Capitalisme. Capitalism. Capitalismo. Em todas as línguas e feitos, com mais ou menos letras, assim ou assado, todos o percebemos e todos o respiramos. É o capitalismo, amigos: o palco das pós-modernidade.
Começou por ser um sistema económico. Pintou. Emancipou. Criou. Produziu. Sobreproduziu. Superavitou. Ficou. Agora, mais do que um modelo económico, é a roupa que a Humanidade veste. Agora, mais do que um modelo económico, é a lente pela qual o Homem vê. Agora, mais do que um modelo económico, é a fôrma onde a nossa alma desseca.
‘O Homem’ que Aristóteles pensou, ‘o Homem’ que Jesus melhorou, ‘o Homem’ que Aquino emancipou, o ‘Homem’ que pensa e logo existe. Esse Homem – que levantou as pirâmides, matou por religião e escreveu os Lusíadas – é, hoje, feito de capitalismo. Esse Homem, hoje, és tu a alimentares-te de Uber Eats no sofá; és tu a adorares coisas por serem de certa marca; és tu a produzires dopamina quando recebes ‘gostos’; és tu a venderes a tua identidade para fazeres publicidades no Instagram; és tu a sentires FOMO por não estares na VIP; és tu a fotografares-te de costas em museus.
És o mesmo o Homem que Aristóteles, Jesus, Aquino e Descartes teorizaram. Só que agora estás emaranhado em capitalismo. O teu cérebro respira-o: é a maçã que vês e associas à Apple, são os encontros na bola da Nívea, são as discussões entre Super Bock e Sagres como se de uma questão de vida ou morte se tratasse. És por ele moldado: quando vais ao supermercado e preferes um vinho a outro «porque é mais caro e deve ser melhor», quando estás triste por estar sozinho no dia de São Valentim, quando alguém te atrai mais por ter dinheiro. Tudo isto, que somos e não negamos, é o Homem no século XXI. E se por um lado o bicho do capital expande dentro do nosso ser, por outro também o faz nas ruas.

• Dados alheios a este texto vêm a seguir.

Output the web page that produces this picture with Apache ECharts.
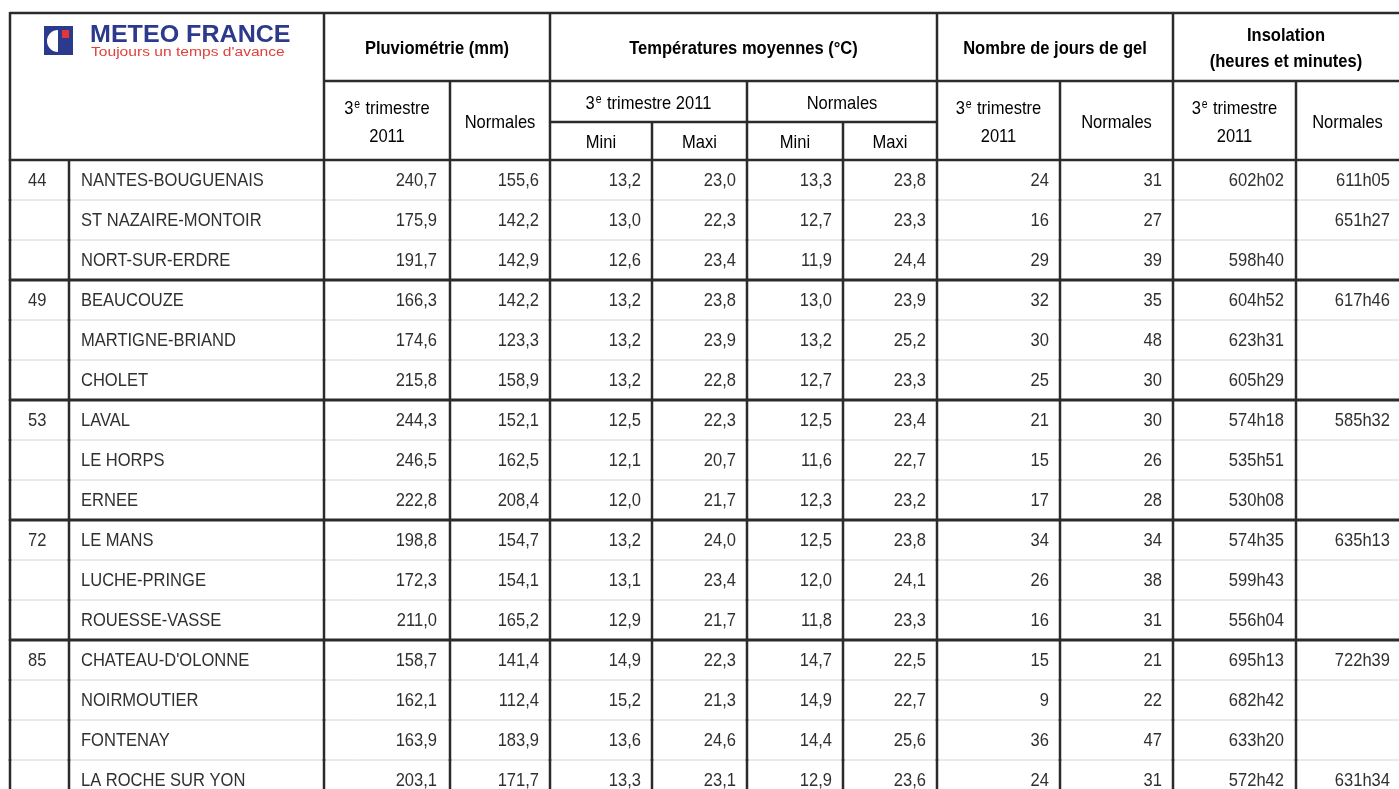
<!DOCTYPE html>
<html>
<head>
<meta charset="utf-8">
<title>Météo France - 3e trimestre 2011</title>
<script src="https://cdn.jsdelivr.net/npm/echarts@6/dist/echarts.min.js"></script>
<style>
    html, body { margin: 0; padding: 0; background: #fff; }
    #main { width: 1399px; height: 789px; }
</style>
</head>
<body>
<div id="main"></div>
<script>
// données du tableau
var depts = ['44', '44', '44', '49', '49', '49', '53', '53', '53', '72', '72', '72', '85', '85', '85', '85'];
var stations = ['NANTES-BOUGUENAIS', 'ST NAZAIRE-MONTOIR', 'NORT-SUR-ERDRE', 'BEAUCOUZE', 'MARTIGNE-BRIAND', 'CHOLET',
    'LAVAL', 'LE HORPS', 'ERNEE', 'LE MANS', 'LUCHE-PRINGE', 'ROUESSE-VASSE',
    "CHATEAU-D'OLONNE", 'NOIRMOUTIER', 'FONTENAY', 'LA ROCHE SUR YON'];
var pluvio2011 = [240.7, 175.9, 191.7, 166.3, 174.6, 215.8, 244.3, 246.5, 222.8, 198.8, 172.3, 211.0, 158.7, 162.1, 163.9, 203.1];
var pluvioNorm = [155.6, 142.2, 142.9, 142.2, 123.3, 158.9, 152.1, 162.5, 208.4, 154.7, 154.1, 165.2, 141.4, 112.4, 183.9, 171.7];
var tMin2011 = [13.2, 13.0, 12.6, 13.2, 13.2, 13.2, 12.5, 12.1, 12.0, 13.2, 13.1, 12.9, 14.9, 15.2, 13.6, 13.3];
var tMax2011 = [23.0, 22.3, 23.4, 23.8, 23.9, 22.8, 22.3, 20.7, 21.7, 24.0, 23.4, 21.7, 22.3, 21.3, 24.6, 23.1];
var tMinNorm = [13.3, 12.7, 11.9, 13.0, 13.2, 12.7, 12.5, 11.6, 12.3, 12.5, 12.0, 11.8, 14.7, 14.9, 14.4, 12.9];
var tMaxNorm = [23.8, 23.3, 24.4, 23.9, 25.2, 23.3, 23.4, 22.7, 23.2, 23.8, 24.1, 23.3, 22.5, 22.7, 25.6, 23.6];
var gel2011 = [24, 16, 29, 32, 30, 25, 21, 15, 17, 34, 26, 16, 15, 9, 36, 24];
var gelNorm = [31, 27, 39, 35, 48, 30, 30, 26, 28, 34, 38, 31, 21, 22, 47, 31];
var insol2011 = ['602h02', '', '598h40', '604h52', '623h31', '605h29', '574h18', '535h51', '530h08',
    '574h35', '599h43', '556h04', '695h13', '682h42', '633h20', '572h42'];
var insolNorm = ['611h05', '651h27', '', '617h46', '', '', '585h32', '', '', '635h13', '', '', '722h39', '', '', '631h34'];

// en-têtes
var groupTitles = ['Pluviométrie (mm)', 'Températures moyennes (°C)', 'Nombre de jours de gel', 'Insolation\n(heures et minutes)'];
var subTitles = ['3e trimestre\n2011', 'Normales', '3e trimestre 2011', 'Normales', '3e trimestre\n2011', 'Normales', '3e trimestre\n2011', 'Normales'];
var minMaxLabels = ['Mini', 'Maxi', 'Mini', 'Maxi'];

// mise en page (bords des colonnes, en px)
var edges = [10, 69, 324, 450, 550, 652, 747, 843, 937, 1060, 1173, 1296, 1399];
var headRows = [0, 68, 109, 147];   // lignes de l'en-tête (0 = haut du tableau)

var FONT = "'Liberation Sans', Arial, sans-serif";
var NARROW = 0.87;   // police "condensed" simulée
var TXT = '#303030';
var LINE = '#2b2b2b';

function fmt(v) {
    return v.toFixed(1).replace('.', ',');
}

// texte avec "e" en exposant
function supText(s) {
    return s.split('\n').map(function (l) {
        if (l.indexOf('3e ') === 0) {
            return '{n|3}{s|e}{n|' + l.slice(2) + '}';
        }
        return '{n|' + l + '}';
    }).join('\n');
}
var richSup = {
    n: {fontFamily: FONT, fontSize: 19, color: TXT, lineHeight: 28},
    s: {fontFamily: FONT, fontSize: 12, color: TXT, lineHeight: 28, padding: [0, 1, 7, 1]}
};

function line(x1, y1, x2, y2, w, c) {
    return {
        type: 'line',
        shape: {x1: x1, y1: y1, x2: x2, y2: y2},
        style: {stroke: c || LINE, lineWidth: w || 2.5}
    };
}

// colonnes du corps du tableau
var cols = [
    {c: 0, align: 'left', pad: 18, get: function (i) { return (i === 0 || depts[i - 1] !== depts[i]) ? depts[i] : ''; }},
    {c: 1, align: 'left', pad: 12, get: function (i) { return stations[i]; }},
    {c: 2, align: 'right', pad: 13, get: function (i) { return fmt(pluvio2011[i]); }},
    {c: 3, align: 'right', pad: 11, get: function (i) { return fmt(pluvioNorm[i]); }},
    {c: 4, align: 'right', pad: 11, get: function (i) { return fmt(tMin2011[i]); }},
    {c: 5, align: 'right', pad: 11, get: function (i) { return fmt(tMax2011[i]); }},
    {c: 6, align: 'right', pad: 11, get: function (i) { return fmt(tMinNorm[i]); }},
    {c: 7, align: 'right', pad: 11, get: function (i) { return fmt(tMaxNorm[i]); }},
    {c: 8, align: 'right', pad: 11, get: function (i) { return String(gel2011[i]); }},
    {c: 9, align: 'right', pad: 11, get: function (i) { return String(gelNorm[i]); }},
    {c: 10, align: 'right', pad: 12, get: function (i) { return insol2011[i]; }},
    {c: 11, align: 'right', pad: 9, get: function (i) { return insolNorm[i]; }}
];

function renderRow(params, api) {
    var i = api.value(0);
    var h = api.size([0, 1])[1];
    var yc = api.coord([0, i])[1];
    var top = yc - h / 2, bot = yc + h / 2;
    var X = function (v) { return api.coord([v, i])[0]; };
    var children = [];
    var lastOfGroup = (i === depts.length - 1) || depts[i + 1] !== depts[i];
    // ligne fine entre stations
    if (!lastOfGroup) {
        children.push(line(X(edges[0]), bot, X(edges[edges.length - 1]), bot, 1, '#d6d6d6'));
    }
    cols.forEach(function (col) {
        var t = col.get(i);
        if (!t) return;
        var x = col.align === 'left' ? X(edges[col.c]) + col.pad : X(edges[col.c + 1]) - col.pad;
        children.push({
            type: 'text',
            x: x,
            y: yc + 1,
            scaleX: NARROW,
            style: {
                text: t, x: 0, y: 0,
                align: col.align, verticalAlign: 'middle',
                font: '19px ' + FONT, fill: TXT
            }
        });
    });
    // traits verticaux
    for (var k = 0; k < edges.length - 1; k++) {
        children.push(line(X(edges[k]), top - 1, X(edges[k]), bot + 1, 2.5));
    }
    if (lastOfGroup) {
        children.push(line(X(edges[0]), bot, X(edges[edges.length - 1]), bot, 3));
    }
    return {type: 'group', children: children};
}

function renderHead(params, api) {
    var P = function (x, y) { return api.coord([x, y]); };
    var children = [];
    var hline = function (y, xa, xb) {
        var a = P(edges[xa], headRows[y]), b = P(edges[xb], headRows[y]);
        children.push(line(a[0], a[1], b[0], b[1], 2.5));
    };
    var vline = function (x, ya, yb) {
        var a = P(edges[x], headRows[ya]), b = P(edges[x], headRows[yb]);
        children.push(line(a[0], a[1] - 1, b[0], b[1] + 1, 2.5));
    };
    var text = function (t, xa, xb, ya, yb, bold) {
        var a = P(edges[xa], headRows[ya]), b = P(edges[xb], headRows[yb]);
        children.push({
            type: 'text',
            x: (a[0] + b[0]) / 2,
            y: (a[1] + b[1]) / 2 + 2,
            scaleX: NARROW,
            style: {
                text: supText(t), x: 0, y: 0,
                align: 'center', verticalAlign: 'middle',
                rich: bold ? {
                    n: {fontFamily: FONT, fontSize: 19, fontWeight: 'bold', color: '#262626', lineHeight: 26}
                } : richSup
            }
        });
    };
    // titres des groupes
    var spans = [[2, 4], [4, 8], [8, 10], [10, 12]];
    groupTitles.forEach(function (t, k) { text(t, spans[k][0], spans[k][1], 0, 1, true); });
    // sous-titres
    var subSpans = [[2, 3, 1, 3], [3, 4, 1, 3], [4, 6, 1, 2], [6, 8, 1, 2], [8, 9, 1, 3], [9, 10, 1, 3], [10, 11, 1, 3], [11, 12, 1, 3]];
    subTitles.forEach(function (t, k) { var s = subSpans[k]; text(t, s[0], s[1], s[2], s[3]); });
    minMaxLabels.forEach(function (t, k) { text(t, 4 + k, 5 + k, 2, 3); });
    // traits
    hline(0, 0, 12);
    hline(1, 2, 12);
    hline(2, 4, 8);
    hline(3, 0, 12);
    [0, 2, 4, 8, 10].forEach(function (x) { vline(x, 0, 3); });
    [3, 6, 9, 11].forEach(function (x) { vline(x, 1, 3); });
    [5, 7].forEach(function (x) { vline(x, 2, 3); });
    return {type: 'group', children: children};
}

var myChart = echarts.init(document.getElementById('main'), null, {renderer: 'canvas'});

var options = {
    backgroundColor: '#fff',
    animation: false,
    grid: [
        {left: 0, right: 0, top: 13, height: 147},
        {left: 0, right: 0, top: 160, bottom: 0}
    ],
    xAxis: [
        {type: 'value', gridIndex: 0, min: 0, max: 1399, show: false},
        {type: 'value', gridIndex: 1, min: 0, max: 1399, show: false}
    ],
    yAxis: [
        {type: 'value', gridIndex: 0, min: 0, max: 147, inverse: true, show: false},
        // lignes de 40 px : le tableau continue sous le bas de l'image
        {type: 'value', gridIndex: 1, min: -0.5, max: 15.225, inverse: true, show: false}
    ],
    // logo
    graphic: [
        {type: 'rect', x: 44, y: 26, shape: {width: 29, height: 29}, style: {fill: '#2c3a8e'}},
        {type: 'circle', x: 58, y: 41, shape: {r: 11}, style: {fill: '#fff'}},
        {type: 'rect', x: 58, y: 28, shape: {width: 13, height: 25}, style: {fill: '#2c3a8e'}},
        {type: 'rect', x: 62, y: 30, shape: {width: 7, height: 8}, style: {fill: '#e2373a'}},
        {type: 'text', x: 90, y: 24, scaleX: 1.09,
            style: {text: 'METEO FRANCE', font: 'bold 23px "Liberation Sans", Arial, sans-serif', fill: '#2c3a8e'}},
        {type: 'text', x: 91, y: 47, scaleX: 1.3,
            style: {text: "Toujours un temps d'avance", font: '12px "Liberation Sans", Arial, sans-serif', fill: '#e0413c'}}
    ],
    series: [
        {
            type: 'custom',
            name: 'entete',
            xAxisIndex: 0,
            yAxisIndex: 0,
            renderItem: renderHead,
            data: [[0, 0]],
            silent: true
        },
        {
            type: 'custom',
            name: 'stations',
            xAxisIndex: 1,
            yAxisIndex: 1,
            renderItem: renderRow,
            encode: {x: -1, y: 0},
            data: stations.map(function (s, i) { return [i]; }),
            clip: false,
            silent: true
        }
    ]
};
myChart.setOption(options);
</script>
</body>
</html>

Sempre que estou fora da minha zona de conforto encontro uma mórbida sensação de casa em supermercados. O Intermarché da Abrigada é igual ao Pingo Doce de Guimarães ou ao Auchan de Alfragide: as fardas dos empregados, a maneira como as coisas estão expostas, a luz branca, os produtos que gostamos. Tudo isso é reconhecido. O McDonald’s de Earls Court é igual ao McDonald’s de Guimarães: o sabor dos hambúrgueres, o molho das batatas, a má disposição dos empregados, o mau aspeto das pessoas. Em todos estes sítios, por mais mórbido e pós-moderno que seja, sinto um genuíno sentimento de casa. É hormonal: sinto conforto. Trato as coisas por tu. Conheço-as e reconheço-as. Por ser igual a casa, sei com que contar: desde poder pedir mais sal nas batatas às minis estarem em desconto. E isto, amigos, é o capitalismo a ser casa. É o capitalismo a criar padrões reconhecíveis e a multiplicá-los pelo mundo. E assim, por haver muito mais mini-casas pelo mundo, fomenta-se a nossa ligação a ele. O mundo vai ficando mais pequeno, mais nosso. E se por um lado isso traz conforto e segurança, por outro também castra a beleza de desembrulhar o desconhecido.
Devemos estar cientes de que este é o mundo em que nascemos e morreremos. E devemos, também, entender que nem sempre foi assim. No nosso caso, é: trata-se de uma espécie de ‘pack Fnac experiência existencial’ que nos foi presenteado pelo Universo. Alguns, na pré-história, receberam o ‘pack sobrevivência’; outros, mais tarde, o ‘pack Império Romano’; outros ainda, mais recentemente, o ‘pack União Soviética’. E nós, agora, o da ‘existência no capitalismo’.
Apesar de todos os seus defeitos, confesso não estar particularmente desagradado. Podia ser pior.